Joanne Greenbaum, Untitled, 2014, oil, ink and acrylic marker on canvas, 90 x 80".

Joanne Greenbaum, Untitled, 2014, oil, ink and acrylic marker on canvas, 90 x 80".

New York

Joanne Greenbaum

Rachel Uffner Gallery
170 Suffolk Street
March 8–April 20, 2014

Joanne Greenbaum is an artist who lives in her studio. It is easy in her latest exhibition, the inaugural show at Rachel Uffner’s new gallery, to sense the olfactory appeal of her process—and, in fact, her practice offers another idea of the studio as a factory. Instead of Warhol’s cool Fordian mass production, the one-person Greenbaum factory creates singular, unique works of organized chaos. For example, the repetitive scrawled doodle marks evident in some works suggest a hand neurotically filling a coloring book at pace, while the broad-brushed, casual painterly gestures aspire to bring a discrete tentacle shape into focus. Alongside these opposing attitudes are drips, scumbled brushstrokes, melting puddles of color, and discontinued architectonic shapes, all of which playfully jigsaw together a bigger picture that hints at degrading logic and systems—as if Greenbaum were changing thoughts midstream. Adding to this disorderly impetus is the range of media she works with, including paint, ink, Flashe, marker, oil stick, and pencil, which are all often combined in the same space.

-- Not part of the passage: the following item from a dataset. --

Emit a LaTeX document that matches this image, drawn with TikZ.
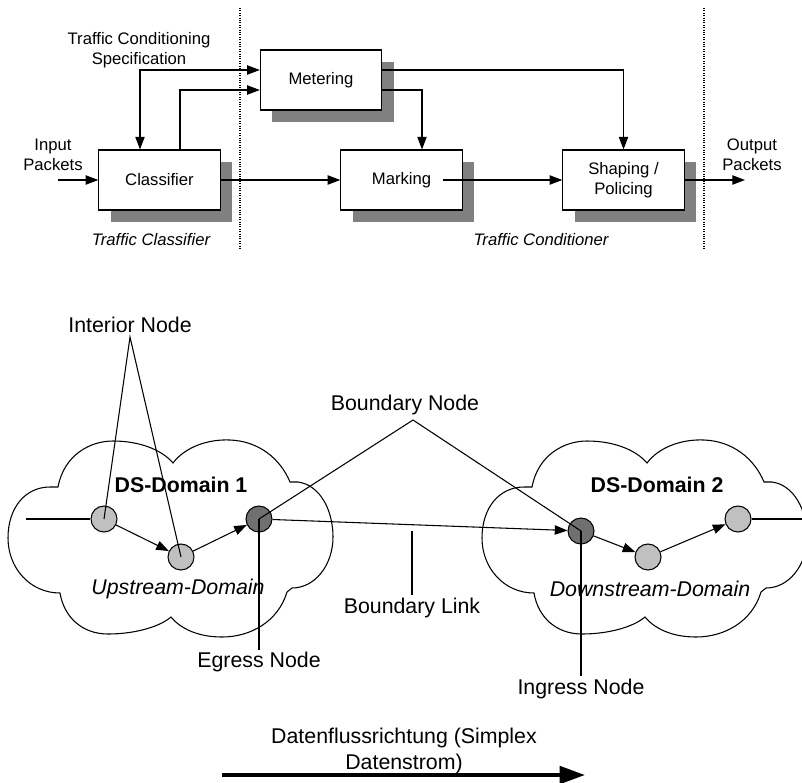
\documentclass[tikz,border=0pt]{standalone}
\usepackage{fontspec}
\setmainfont{Liberation Sans}
\usetikzlibrary{arrows.meta,shadows}
\definecolor{shgray}{RGB}{128,128,128}
\definecolor{lightnode}{RGB}{192,192,192}
\definecolor{darknode}{RGB}{112,112,112}
\newcommand{\cloudshape}{%
  (58,487) .. controls (64,455) and (90,441) .. (113,441)
  .. controls (140,441) and (162,450) .. (173,463)
  .. controls (185,447) and (208,439) .. (230,440)
  .. controls (258,441) and (280,458) .. (290,482)
  -- (298,482)
  .. controls (320,485) and (333,510) .. (333,537)
  .. controls (333,565) and (315,588) .. (292,588)
  -- (287,592)
  .. controls (278,622) and (250,637) .. (222,637)
  .. controls (197,637) and (180,628) .. (171,617)
  .. controls (158,628) and (132,634) .. (108,634)
  .. controls (82,634) and (64,617) .. (60,593)
  .. controls (30,593) and (8,568) .. (8,538)
  .. controls (8,508) and (25,487) .. (50,487)
  -- cycle}
\begin{document}
\begin{tikzpicture}[x=0.75pt,y=-0.75pt,line width=0.8pt,
  >={Triangle[length=9.5pt,width=7pt]},
  procbox/.style={draw,fill=white,minimum width=91pt,minimum height=45pt,
    align=center,inner sep=0pt,font=\fontsize{12.5}{15}\selectfont,
    drop shadow={shadow xshift=9pt,shadow yshift=-9pt,fill=shgray,opacity=1}},
  toplbl/.style={align=center,inner sep=0pt,font=\fontsize{12.5}{15}\selectfont},
  botlbl/.style={align=center,inner sep=0pt,font=\fontsize{16}{19.5}\selectfont},
  inode/.style={circle,draw,fill=lightnode,minimum size=19.5pt,inner sep=0pt},
  dnode/.style={circle,draw,fill=darknode,minimum size=19.5pt,inner sep=0pt},
  sepline/.style={densely dotted,line width=0.8pt}]
\useasboundingbox (0,0) rectangle (802,782);

% ---------- top: traffic conditioning ----------
\node[procbox] (cls) at (159.5,180) {Classifier};
\node[procbox] (met) at (321,80) {Metering};
\node[procbox] (mrk) at (401.5,180) {Marking};
\node[procbox] (shp) at (623.5,180) {Shaping /\\Policing};

\node[toplbl] (tcs) at (139,50) {Traffic Conditioning\\Specification};
\node[toplbl] (inp) at (53,155) {Input\\Packets};
\node[toplbl] (outp) at (752,155) {Output\\Packets};
\node[toplbl,font=\fontsize{12.5}{15}\selectfont\itshape] (tcl) at (151,240) {Traffic Classifier};
\node[toplbl,font=\fontsize{12.5}{15}\selectfont\itshape] (tco) at (541,240) {Traffic Conditioner};

\coordinate (tc) at (140,70);
\coordinate (cm) at (180,90);
\coordinate (mm) at (422,90);
\coordinate (ins) at (58,180);
\coordinate (mko) at (443,180);
\coordinate (oute) at (745,180);

\draw[<->] (cls.north -| tc) |- (met.west |- tc);
\draw[->] (cls.north -| cm) |- (met.west |- cm);
\draw[->] (met.east |- mm) -| (mrk.north -| mm);
\draw[->] (met.east |- tc) -| (shp.north);
\draw[->] (ins) -- (cls.west);
\draw[->] (cls.east) -- (mrk.west);
\draw[->] (mko) -- (shp.west);
\draw[->] (shp.east) -- (oute);

\coordinate (d1t) at (240,8);
\coordinate (d1b) at (240,250);
\coordinate (d2t) at (704,8);
\coordinate (d2b) at (704,250);
\draw[sepline] (d1t) -- (d1b);
\draw[sepline] (d2t) -- (d2b);

% ---------- bottom: DS domains ----------
\draw \cloudshape;
\begin{scope}
  \clip (0,0) rectangle (802,782);
  \begin{scope}[shift={(474,0)}]
    \draw \cloudshape;
  \end{scope}
\end{scope}

\node[botlbl,font=\fontsize{16}{19.5}\selectfont\bfseries] (dom1) at (181,485) {DS-Domain 1};
\node[botlbl,font=\fontsize{16}{19.5}\selectfont\bfseries] (dom2) at (657,485) {DS-Domain 2};
\node[botlbl,font=\fontsize{16}{19.5}\selectfont\itshape] (up) at (178,589) {Upstream-Domain};
\node[botlbl,font=\fontsize{16}{19.5}\selectfont\itshape] (down) at (650,589) {Downstream-Domain};

\node[inode] (n1) at (104,519) {};
\node[inode] (n2) at (181,557) {};
\node[dnode] (eg) at (259,519) {};
\node[dnode] (ig) at (581,531) {};
\node[inode] (n3) at (648,557) {};
\node[inode] (n4) at (738,519) {};

\coordinate (lin) at (26,519);
\coordinate (rout) at (802,519);
\draw (lin) -- (n1);
\draw[->] (n1) -- (n2);
\draw[->] (n2) -- (eg);
\draw[->] (eg) -- (ig);
\draw[->] (ig) -- (n3);
\draw[->] (n3) -- (n4);
\draw (n4) -- (rout);

\node[botlbl] (intl) at (130,325) {Interior Node};
\coordinate (ia) at (130,337);
\draw (n1.center) -- (ia) -- (n2.center);

\node[botlbl] (bnl) at (405,405) {Boundary Node};
\coordinate (ba) at (413,420);
\draw (eg.center) -- (ba) -- (ig.center);

\coordinate (ege) at (259,650);
\draw (eg.center) -- (ege);
\node[botlbl] (egl) at (259,662) {Egress Node};

\coordinate (ige) at (581,676);
\draw (ig.center) -- (ige);
\node[botlbl] (igl) at (581,689) {Ingress Node};

\coordinate (blt) at (412,531);
\coordinate (blb) at (412,595);
\draw (blt) -- (blb);
\node[botlbl] (bll) at (412,608) {Boundary Link};

\node[botlbl,font=\fontsize{16}{19.5}\selectfont] (dfl) at (404,751) {Datenflussrichtung (Simplex\\Datenstrom)};
\coordinate (das) at (222,775);
\coordinate (dae) at (585,775);
\draw[line width=3pt,-{Triangle[length=19pt,width=13pt]}] (das) -- (dae);
\end{tikzpicture}
\end{document}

The tension created by this seemingly automatic mark-making sits at the juncture of drawing and painting—that is, between the structuring logic of line versus the emotive suggestion of color, which in another era would have been construed as the struggle between the intellect and the romantic. This edginess could also be construed as embodying the persistent heat of city living—the city being an analogue to the factory in modern life. The eight large, untitled ninety-by-eighty-inch paintings, hung tightly in this tall, squarish space, create both the intensity and the diffusing and disorienting energy associated with urban life. Ultimately, though, Greenbaum’s ebullient outpouring can best be characterized by a single word: gleeful.